As Linda Poon reported on CityLab, Forever, Chinatown, had its public television premiere this May. Through June 7, you can stream it for free on the PBS site. It opens with San Francisco’s Chinatown today, the camera cruising by busy shops, until it swings up to watch a construction crane working on one of the area’s new developments. Then we see Wong at work on a tiny wok, carefully painting it a mottled black so it looks well used.
The shots of the dioramas are dreamlike, with the camera entering at eye level. Black-and-white archival photographs of Chinatown are contrasted with footage of a small shoeshine stand, complete with a weathered awning and bottles of coke waiting to be opened. Another features a living room at Christmas, with Mahjong being played on a table, and packages from See’s Candies near the decorated tree. A crowded single room occupancy apartment has a carton of milk on the windowsill, boots dusted with snow by the door, and a book on a rumpled, narrow bed. In what Wong calls his grandmother’s kitchen, baking is underway on the counter, the refrigerator cracked open, and Coit Tower illuminated on Telegraph Hill out the window.

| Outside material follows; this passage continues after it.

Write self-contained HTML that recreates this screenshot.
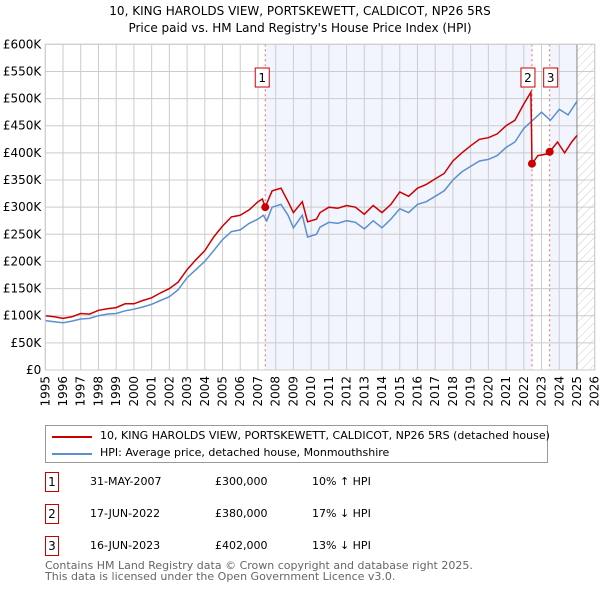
<!DOCTYPE html>
<html><head><meta charset="utf-8"><style>
body{margin:0;background:#fff;font-family:"DejaVu Sans","Liberation Sans",sans-serif;}
#wrap{position:relative;width:600px;height:590px;overflow:hidden}
.t{position:absolute;font-size:12px;color:#000;white-space:nowrap}
.box{position:absolute;border:1px solid #c00;width:12px;height:18px;font-size:12px;text-align:center;line-height:18px}
svg text{font-family:"DejaVu Sans","Liberation Sans",sans-serif}
</style></head><body>
<div id="wrap">
<div class="t" style="left:0;width:600px;text-align:center;top:4px;font-size:12px">10, KING HAROLDS VIEW, PORTSKEWETT, CALDICOT, NP26 5RS</div>
<div class="t" style="left:0;width:600px;text-align:center;top:21px;font-size:12px">Price paid vs. HM Land Registry's House Price Index (HPI)</div>
<svg id="chart" width="600" height="420" style="position:absolute;left:0;top:0"></svg>
<div style="position:absolute;left:45px;top:425px;width:501px;height:36px;border:1px solid #999;"></div>
<div style="position:absolute;left:52px;top:436px;width:40px;height:2px;background:#c00"></div>
<div class="t" style="left:100px;top:429px;font-size:11px">10, KING HAROLDS VIEW, PORTSKEWETT, CALDICOT, NP26 5RS (detached house)</div>
<div style="position:absolute;left:52px;top:453px;width:40px;height:2px;background:#5b8fd0"></div>
<div class="t" style="left:100px;top:446px;font-size:11px">HPI: Average price, detached house, Monmouthshire</div>

<div class="box" style="left:45px;top:472px">1</div>
<div class="t" style="left:90px;top:475px;font-size:11px">31-MAY-2007</div>
<div class="t" style="left:215px;top:475px;font-size:11px">£300,000</div>
<div class="t" style="left:312px;top:475px;font-size:11px">10% ↑ HPI</div>
<div class="box" style="left:45px;top:504px">2</div>
<div class="t" style="left:90px;top:507px;font-size:11px">17-JUN-2022</div>
<div class="t" style="left:215px;top:507px;font-size:11px">£380,000</div>
<div class="t" style="left:312px;top:507px;font-size:11px">17% ↓ HPI</div>
<div class="box" style="left:45px;top:536px">3</div>
<div class="t" style="left:90px;top:539px;font-size:11px">16-JUN-2023</div>
<div class="t" style="left:215px;top:539px;font-size:11px">£402,000</div>
<div class="t" style="left:312px;top:539px;font-size:11px">13% ↓ HPI</div>
<div class="t" style="left:45px;top:560px;font-size:11px;color:#666;line-height:11px">Contains HM Land Registry data © Crown copyright and database right 2025.<br>This data is licensed under the Open Government Licence v3.0.</div>
</div>
<script>
const hpiT=[1995,1995.5,1996,1996.5,1997,1997.5,1998,1998.5,1999,1999.5,2000,2000.5,2001,2001.5,2002,2002.5,2003,2003.5,2004,2004.5,2005,2005.5,2006,2006.5,2007,2007.3,2007.5,2007.8,2008.3,2008.7,2009,2009.5,2009.8,2010.3,2010.5,2011,2011.5,2012,2012.5,2013,2013.5,2014,2014.5,2015,2015.5,2016,2016.5,2017,2017.5,2018,2018.5,2019,2019.5,2020,2020.5,2021,2021.5,2022,2022.5,2023,2023.5,2024,2024.5,2025];
const hpiV=[91,89,87,90,94,95,100,103,104,109,112,116,121,128,135,148,170,185,200,220,240,255,258,270,278,285,275,300,305,285,262,285,245,250,263,272,270,275,272,260,275,262,278,297,290,305,310,320,330,350,365,375,385,388,395,410,420,445,460,475,460,480,470,495];
const redT=[1995,1995.5,1996,1996.5,1997,1997.5,1998,1998.5,1999,1999.5,2000,2000.5,2001,2001.5,2002,2002.5,2003,2003.5,2004,2004.5,2005,2005.5,2006,2006.5,2007,2007.25,2007.41,2007.8,2008.3,2008.7,2009,2009.5,2009.8,2010.3,2010.5,2011,2011.5,2012,2012.5,2013,2013.5,2014,2014.5,2015,2015.5,2016,2016.5,2017,2017.5,2018,2018.5,2019,2019.5,2020,2020.5,2021,2021.5,2022,2022.4,2022.46,2022.8,2023.3,2023.46,2023.9,2024.3,2024.7,2025];
const redV=[100,98,95,98,104,103,110,113,115,122,122,128,133,142,150,162,185,203,220,245,265,282,285,295,310,315,300,330,335,310,290,310,273,278,290,300,298,303,300,287,303,290,305,328,320,335,342,352,362,385,400,413,425,428,435,450,460,490,512,380,395,398,402,420,400,420,432];
const saleT=[2007.41,2022.46,2023.46];
const saleV=[300,380,402];
const saleLabels=["1","2","3"];
const yTicks=[0,50,100,150,200,250,300,350,400,450,500,550,600];
const yTickLabels=["£0","£50K","£100K","£150K","£200K","£250K","£300K","£350K","£400K","£450K","£500K","£550K","£600K"];
const xYears=[1995,1996,1997,1998,1999,2000,2001,2002,2003,2004,2005,2006,2007,2008,2009,2010,2011,2012,2013,2014,2015,2016,2017,2018,2019,2020,2021,2022,2023,2024,2025,2026];

const L=45.3,R=594.7,T=44.3,B=370;
const X=t=>L+(t-1995)/(2026-1995)*(R-L);
const Y=v=>B-v/600*(B-T);
const svg=document.getElementById('chart');
const NS='http://www.w3.org/2000/svg';
function mk(tag,attrs,parent){const e=document.createElementNS(NS,tag);for(const k in attrs)e.setAttribute(k,attrs[k]);(parent||svg).appendChild(e);return e;}
let e;
e=mk('defs',{});
e.innerHTML='<pattern id="hatch" width="6" height="6" patternUnits="userSpaceOnUse" patternTransform="rotate(45)"><line x1="0" y1="0" x2="0" y2="6" stroke="#ccc" stroke-width="1"/></pattern>';
e=mk('rect',{x:X(saleT[0]),y:T,width:X(saleT[1])-X(saleT[0]),height:B-T,fill:'#f2f5fd'});


e=mk('rect',{x:X(saleT[2]),y:T,width:X(2025)-X(saleT[2]),height:B-T,fill:'#f2f5fd'});


e=mk('rect',{x:X(2025),y:T,width:R-X(2025),height:B-T,fill:'url(#hatch)'});


yTicks.forEach((v,i)=>{
  e=mk('line',{x1:L,x2:R,y1:Y(v),y2:Y(v),stroke:'#ccc','stroke-width':1});
  
  
  e=mk('text',{x:L-4,y:Y(v)+4,'text-anchor':'end','font-size':12,fill:'#000'});
  e.textContent=yTickLabels[i];
  
  
});
xYears.forEach(yr=>{
  e=mk('line',{x1:X(yr),x2:X(yr),y1:T,y2:B,stroke:'#ccc','stroke-width':1});
  
  
  e=mk('text',{x:X(yr)+4,y:B+6,'text-anchor':'end','font-size':12,fill:'#000',transform:`rotate(-90 ${X(yr)+4} ${B+6})`});
  e.textContent=yr;
  
  
});
e=mk('line',{x1:X(2025),x2:X(2025),y1:T,y2:B,stroke:'#888','stroke-width':1});


saleT.forEach((t,i)=>{
  e=mk('line',{x1:X(t),x2:X(t),y1:T,y2:B,stroke:'#e66','stroke-width':1,'stroke-dasharray':'2,3'});
  
  
});
function pathOf(ts,vs){return ts.map((t,i)=>(i?'L':'M')+X(t).toFixed(1)+','+Y(vs[i]).toFixed(1)).join('');}
e=mk('path',{d:pathOf(hpiT,hpiV),fill:'none',stroke:'#5b8fd0','stroke-width':1.5});


e=mk('path',{d:pathOf(redT,redV),fill:'none',stroke:'#c00','stroke-width':1.5});


saleT.forEach((t,i)=>{
  e=mk('circle',{cx:X(t),cy:Y(saleV[i]),r:4,fill:'#c00'});
  
  
  const g=mk('g',{});
  
  
  const cx=i==0?X(t)-3:(i==1?X(t)-4:X(t)+1);
  mk('rect',{x:cx-7,y:68,width:14,height:19,fill:'#fff',stroke:'#c00','stroke-width':1},g);
  const tx=mk('text',{x:cx,y:82,'text-anchor':'middle','font-size':12,fill:'#000'},g);
  tx.textContent=saleLabels[i];
});
e=mk('rect',{x:L,y:T,width:R-L,height:B-T,fill:'none',stroke:'#ccc','stroke-width':1});


</script>
</body></html>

After growing up in San Francisco, Wong later moved to Los Angeles and worked as a prop master. “I had to kiss a lot of ass, work twice as hard as the next guy, and you know why,” he says of his experience as an Asian American in Hollywood. Now older, he remembers what it was like to be a kid through his godson Jeremy, with whom he is building an elaborate fabric shop. As he recounts the difficulty of explaining a funeral they witnessed together, he expresses his last wish for the dioramas: “When I die, I want my miniatures to be burnt with me, so I can live in them forever.”